Regarding a single electron transfer: $$O +e^- \rightarrow R$$ We find the current dependent on the overpotential as specified by the Butler Volmer equation: $$i = i_0 (exp(\frac{\eta}{b})-exp(\frac{-\eta}{c}))$$ With $\eta =E^{applied}-E^{eq}$ the overpotential, $i_0$ the exchange current density, b and c Tafel slopes for the anodic and cathodic reaction. $E^{eq}$ is defined by the Nernst equation: $$E^{eq}=E^0-\frac{RT}{F}ln(Q)$$ We find thus that the overpotential at the electrode surface is dependent on the concentration at the surface. The exchange current density itself however is said to be: $$i_0 = Fk_0C_O^{\alpha}C_R^{\beta}$$ In some books, pages online, and review articles I've seen these thrown around so much that it is not clear anymore how the current density is affected by the concentration. If you rework the first equation with the Nernst equation one can get the Q out of the exponential, but is this already taken into account in the exchange current density factor or not?
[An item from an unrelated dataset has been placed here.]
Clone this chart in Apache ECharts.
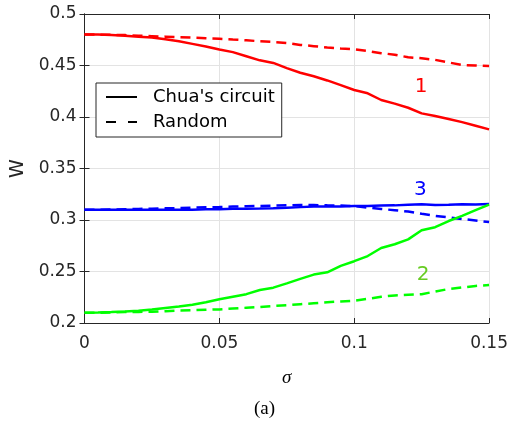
<!DOCTYPE html>
<html>
<head>
<meta charset="utf-8">
<script src="https://cdn.jsdelivr.net/npm/echarts@6/dist/echarts.min.js"></script>
<style>
  html, body { margin: 0; padding: 0; background: #fff; }
  #main { width: 511px; height: 426px; }
</style>
</head>
<body>
<div id="main"></div>
<script>
// sigma samples
const sigma = [0, 0.005, 0.01, 0.015, 0.02, 0.025, 0.03, 0.035, 0.04, 0.045, 0.05,
  0.055, 0.06, 0.065, 0.07, 0.075, 0.08, 0.085, 0.09, 0.095, 0.1,
  0.105, 0.11, 0.115, 0.12, 0.125, 0.13, 0.135, 0.14, 0.145, 0.15]

// curve 1 (red)
const chua1 = [0.480, 0.480, 0.4795, 0.479, 0.478, 0.4772, 0.4755, 0.4735, 0.471, 0.4685, 0.4655,
  0.463, 0.459, 0.455, 0.4525, 0.4475, 0.443, 0.4395, 0.4355, 0.431, 0.4262,
  0.423, 0.4165, 0.413, 0.409, 0.4035, 0.401, 0.398, 0.395, 0.3915, 0.388]
const rand1 = [0.480, 0.480, 0.4798, 0.4795, 0.479, 0.4785, 0.478, 0.4775, 0.477, 0.4765, 0.476,
  0.4752, 0.4745, 0.4735, 0.4728, 0.4718, 0.470, 0.4688, 0.4675, 0.4665, 0.4657,
  0.464, 0.462, 0.4605, 0.458, 0.457, 0.4555, 0.453, 0.4505, 0.450, 0.4495]

// curve 3 (blue)
const chua3 = [0.310, 0.310, 0.310, 0.310, 0.310, 0.310, 0.310, 0.310, 0.310, 0.3105, 0.3105,
  0.311, 0.311, 0.3112, 0.3115, 0.312, 0.3125, 0.313, 0.313, 0.3132, 0.3136,
  0.3135, 0.314, 0.3142, 0.3148, 0.3153, 0.3145, 0.3148, 0.3153, 0.315, 0.3155]
const rand3 = [0.310, 0.310, 0.3102, 0.3105, 0.3108, 0.311, 0.3113, 0.3116, 0.312, 0.3123, 0.3126,
  0.313, 0.3133, 0.3136, 0.3139, 0.3143, 0.3145, 0.3145, 0.3142, 0.314, 0.3136,
  0.312, 0.3107, 0.3095, 0.3082, 0.306, 0.304, 0.3025, 0.301, 0.2995, 0.298]

// curve 2 (green)
const chua2 = [0.210, 0.2102, 0.2106, 0.2112, 0.212, 0.213, 0.2145, 0.216, 0.2178, 0.2202, 0.223,
  0.2255, 0.228, 0.232, 0.2343, 0.2385, 0.2428, 0.247, 0.2492, 0.2555, 0.260,
  0.265, 0.2728, 0.2765, 0.2812, 0.290, 0.293, 0.299, 0.304, 0.3095, 0.315]
const rand2 = [0.210, 0.210, 0.2103, 0.2106, 0.2108, 0.211, 0.2115, 0.212, 0.2124, 0.2128, 0.2132,
  0.214, 0.2148, 0.2155, 0.2165, 0.2172, 0.2182, 0.2192, 0.2202, 0.2209, 0.2216,
  0.2235, 0.2255, 0.2268, 0.2275, 0.228, 0.2305, 0.233, 0.2345, 0.236, 0.2368]

// curve number labels: [sigma, W]
const tagText = ['1', '3', '2']
const tagPos = [[0.1248, 0.429], [0.1245, 0.329], [0.1255, 0.2465]]

const legendNames = ["Chua's circuit", 'Random']

const font = 'DejaVu Sans'
const axisColor = '#262626'
const dash = [10, 6]

const pairs = ys => sigma.map((s, i) => [s, ys[i]])

function curve (ys, color, dashed, tagIdx, tagColor) {
  const s = {
    type: 'line',
    data: pairs(ys),
    symbol: 'none',
    silent: true,
    lineStyle: { color: color, width: 2.5, type: dashed ? dash : 'solid' },
    z: dashed ? 3 : 4
  }
  if (tagIdx !== undefined) {
    s.markPoint = {
      symbol: 'circle',
      symbolSize: 0,
      data: [{ coord: tagPos[tagIdx], value: tagText[tagIdx] }],
      label: {
        show: true, position: 'inside', formatter: tagText[tagIdx],
        color: tagColor || color, fontSize: 20, fontFamily: font
      }
    }
  }
  return s
}

const option = {
  animation: false,
  backgroundColor: '#fff',
  grid: { left: 84.5, right: 20, top: 14, bottom: 103 },
  legend: {
    orient: 'vertical',
    left: 96, top: 83,
    data: [
      { name: legendNames[0] },
      { name: legendNames[1], lineStyle: { type: [10, 12] } }
    ],
    backgroundColor: '#fff',
    borderColor: axisColor,
    borderWidth: 1,
    borderRadius: 0,
    padding: [5, 7, 6, 9],
    itemWidth: 31,
    itemHeight: 20,
    itemGap: 7,
    itemStyle: { color: 'rgba(0,0,0,0)', borderColor: 'rgba(0,0,0,0)', borderWidth: 0 },
    textStyle: { fontSize: 18, fontFamily: font, color: '#000', padding: [0, 0, 0, 11] }
  },
  xAxis: [{
    type: 'value', min: 0, max: 0.15, interval: 0.05,
    name: 'σ', nameLocation: 'middle', nameGap: 45,
    nameTextStyle: { fontSize: 19, fontStyle: 'italic', fontFamily: 'Liberation Serif', color: '#000' },
    axisLine: { lineStyle: { color: axisColor, width: 1 } },
    axisTick: { inside: true, length: 5, lineStyle: { color: axisColor } },
    axisLabel: { fontSize: 17, fontFamily: font, color: axisColor, margin: 12 },
    splitLine: { show: true, lineStyle: { color: '#e3e3e3', width: 1 } }
  }, {
    type: 'value', min: 0, max: 0.15, interval: 0.05, position: 'top',
    axisLine: { show: true, lineStyle: { color: axisColor, width: 1 } },
    axisTick: { show: true, inside: true, length: 5, lineStyle: { color: axisColor } },
    axisLabel: { show: false },
    splitLine: { show: false }
  }],
  yAxis: [{
    type: 'value', min: 0.2, max: 0.5, interval: 0.05,
    name: 'W', nameLocation: 'middle', nameGap: 53,
    nameTextStyle: { fontSize: 19, fontFamily: font, color: axisColor },
    axisLine: { show: true, lineStyle: { color: axisColor, width: 1 } },
    axisTick: { show: true, inside: true, length: 5, lineStyle: { color: axisColor } },
    axisLabel: { fontSize: 17, fontFamily: font, color: axisColor, margin: 8 },
    splitLine: { show: true, lineStyle: { color: '#e3e3e3', width: 1 } }
  }, {
    type: 'value', min: 0.2, max: 0.5, interval: 0.05, position: 'right',
    axisLine: { show: true, lineStyle: { color: axisColor, width: 1 } },
    axisTick: { show: true, inside: true, length: 5, lineStyle: { color: axisColor } },
    axisLabel: { show: false },
    splitLine: { show: false }
  }],
  graphic: [{
    type: 'text', left: 254, top: 400,
    style: { text: '(a)', fontSize: 19, fontFamily: 'Liberation Serif', fill: '#000' }
  }],
  series: [
    // legend-only entries in black
    { name: legendNames[0], type: 'line', data: [], symbol: 'none', lineStyle: { color: '#000', width: 2.5 }, itemStyle: { color: '#000' } },
    { name: legendNames[1], type: 'line', data: [], symbol: 'none', lineStyle: { color: '#000', width: 2.5, type: dash }, itemStyle: { color: '#000' } },
    curve(rand1, '#ff0000', true),
    curve(chua1, '#ff0000', false, 0),
    curve(rand3, '#0000ff', true),
    curve(chua3, '#0000ff', false, 1),
    curve(rand2, '#00ff00', true),
    curve(chua2, '#00ff00', false, 2, '#66cc22')
  ]
}

const chart = echarts.init(document.getElementById('main'))
chart.setOption(option)
</script>
</body>
</html>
Is the current density "doubly" dependent on the concentration as in the overpotential is dependent on the current density and there is some dependence of the exchange current density?

Answer 1

Yes, the current density is "doubly" dependent on the concentration, in the following sense that you have written:

1. $ C_O(0,t) $ and $ C_R(0,t) $ appear in $E^{eq}$ within the overpotential defind as $ \eta = E - E^{eq} $ where $ E $ is the potential difference between the electrode surface and the bulk solution, i.e., $ E = \phi_M - \phi_S $.
2. $ C_O(0,t) $ and $ C_R(0,t) $ appear also in the exchange current density, which formally, has the following form

$$ j_0 = F k^\Theta \bigg(\dfrac{C_O(0,t)}{C_O^\Theta}\bigg)^{1 - \alpha} \bigg(\dfrac{C_R(0,t)}{C_R^\Theta}\bigg)^\alpha $$ where $ \alpha $ is the symmetry factor, and $C_O^\Theta$ with $C_R^\Theta$ are the reference concentrations associated to the rate constant $ k^\Theta$.

You can see this "double" dependence in textbooks that derive B-V kinetics by using the Transition State Theory, or Eyring Theory, applied to charge transfer reactions.

Disclaimer: If you always talk about equilibrium, the concentrations at the electrode surface and the bulk are the same, so there is only one concentration to talk about. However, the kinetics are evaluated at the electrode surface, so it is a good practice to put $ (0,t) $, when it applies. When you write "$C_O$" or "$C_R$" in electrochemistry, my first question is, where is the $O$ and $R$ you are talking to me about? (my explanation does not take into account double-layer effects, where the evaluation is more subtle)